Seamus Daly (Irish: Séamus Ó Dálaigh) is an Irish republican from Kilmurray, Castleblayney, County Monaghan. He was charged with being a member of the Real Irish Republican Army (RIRA) in Dublin's Special Criminal Court in 2004, pleaded guilty and was sentenced to 3 1/2 years in prison.

In 2009, he appeared in Carrickmacross District Court for failing to produce insurance and driving without a licence at Tullyvaragh, Carrickmacross and also failing to produce insurance and a driving licence when stopped in Carrickmacross Court car park. He received a 12-month driving ban and a €3,250 fine.

== Background ==
He is a builder from Cullaville, County Armagh.

== Omagh bombing ==

In 2009, Daly, along with three other Real IRA members, were ruled to be civilly liable for the Omagh bombing and ordered by a Belfast court to pay £1.5 million to the victims of the attack. All four men refused.

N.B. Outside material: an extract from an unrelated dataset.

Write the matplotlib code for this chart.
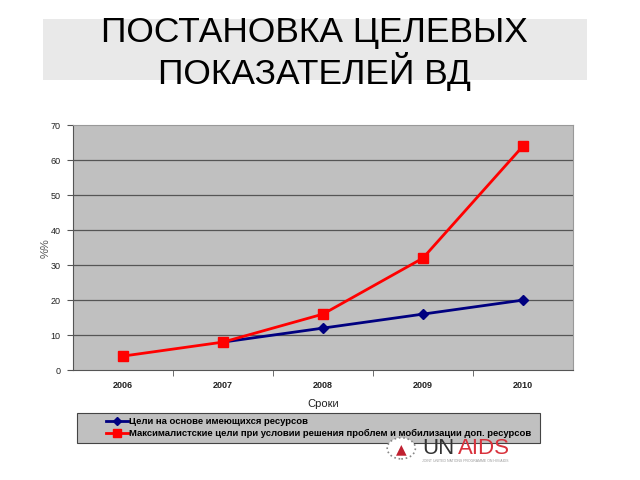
import matplotlib
matplotlib.use("Agg")
import matplotlib.pyplot as plt
from matplotlib.patches import Rectangle, Circle

plt.rcParams['font.family'] = ['Liberation Sans', 'DejaVu Sans']

years = ['2006', '2007', '2008', '2009', '2010']
base_x = [1, 2, 3, 4]
base_vals = [8, 12, 16, 20]
max_vals = [4, 8, 16, 32, 64]
base_label = 'Цели на основе имеющихся ресурсов'
max_label = 'Максималистские цели при условии решения проблем и мобилизации доп. ресурсов'

fig = plt.figure(figsize=(6.4, 4.8), dpi=100)

# title band
fig.patches.append(Rectangle((0.067, 0.833), 0.85, 0.127, transform=fig.transFigure,
                             facecolor='#e9e9e9', edgecolor='none', zorder=0))
fig.text(0.492, 0.888, 'ПОСТАНОВКА ЦЕЛЕВЫХ\nПОКАЗАТЕЛЕЙ ВД', ha='center', va='center',
         fontsize=25.5, linespacing=1.1, color='black')

ax = fig.add_axes([0.114, 0.229, 0.781, 0.510])
ax.set_facecolor('#c0c0c0')
for y in range(10, 70, 10):
    ax.axhline(y, color='#555555', lw=0.9, zorder=1)

ax.plot(base_x, base_vals, color='#000080', lw=2, marker='D', ms=5, zorder=3, label=base_label)
ax.plot(range(len(years)), max_vals, color='#ff0000', lw=2, marker='s', ms=7, zorder=3, label=max_label)

ax.set_xlim(-0.5, len(years) - 0.5)
ax.set_ylim(0, 70)
ax.set_yticks(range(0, 80, 10))
ax.set_xticks(range(len(years)))
ax.set_xticklabels(years, fontsize=6.5, fontweight='bold', color='#222222')
ax.set_xticks([0.5, 1.5, 2.5, 3.5], minor=True)
ax.tick_params(axis='x', which='major', length=0, pad=8)
ax.tick_params(axis='x', which='minor', length=4, color='#555555')
ax.tick_params(axis='y', labelsize=6.5, length=4, color='#555555', labelcolor='#222222', pad=5)
for s in ['top', 'right']:
    ax.spines[s].set_color('#999999')
for s in ['left', 'bottom']:
    ax.spines[s].set_color('#555555')
ax.set_ylabel('%%', fontsize=8, color='#555555', labelpad=0)
ax.set_xlabel('Сроки', fontsize=8, color='#222222', labelpad=6)

# legend box
fig.patches.append(Rectangle((0.120, 0.077), 0.724, 0.0625, transform=fig.transFigure,
                             facecolor='#c0c0c0', edgecolor='#444444', lw=0.8, zorder=0))
h, l = ax.get_legend_handles_labels()
fig.legend(h, l, loc='center left', bbox_to_anchor=(0.166, 0.109), frameon=False,
           prop={'size': 6.8, 'weight': 'bold'}, handlelength=2.3, handletextpad=0.1,
           labelspacing=0.3, borderpad=0, borderaxespad=0, markerscale=0.8)

# logo
fig.patches.append(Circle((0.627, 0.066), 0.022, transform=fig.transFigure, facecolor='white',
                          edgecolor='#888888', lw=1.2, ls=':'))
fig.text(0.627, 0.064, '▲', fontsize=10, color='#c02030', va='center', ha='center', family='DejaVu Sans')
fig.text(0.659, 0.066, 'UN', fontsize=16, color='#333333', va='center', ha='left')
fig.text(0.715, 0.066, 'AIDS', fontsize=16, color='#d9323c', va='center', ha='left')
fig.text(0.66, 0.040, 'JOINT UNITED NATIONS PROGRAMME ON HIV/AIDS', fontsize=2.5, color='#999999',
         va='center', ha='left')

fig.savefig('out.png', dpi=100)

On 10 April 2014, arising out of the police investigation into the Omagh bombing, Daly was charged with the murder of 29 people in Omagh in 1998, two charges linked to the explosion and two counts linked to an attempted explosion in Lisburn in April 1998. He appeared in court on 11 April and was remanded in custody due to the possibility he may flee the jurisdiction. On 6 May, Daly's case was adjourned for four weeks at the prosecutor's request.

In February 2015 Northern Ireland's Director of Public Prosecutions ordered that Daly face charges "both for the Omagh bomb and Lisburn bomb and the charges associated with those two incidents." After their star witness contradicted himself in a pre-trial hearing, prosecutors in the North dropped all charges against Daly.

Since his arrest in 2014, Daly's family and friends maintained his innocence. A committee was established in 2014 to work on highlighting the case, and released a number of statements. A website and social media campaign was established in July 2015 to highlight his ongoing imprisonment, which campaigners described as "the age old tactic of internment by remand."

He was released from Maghaberry high-security prison in County Antrim on 1 March 2016.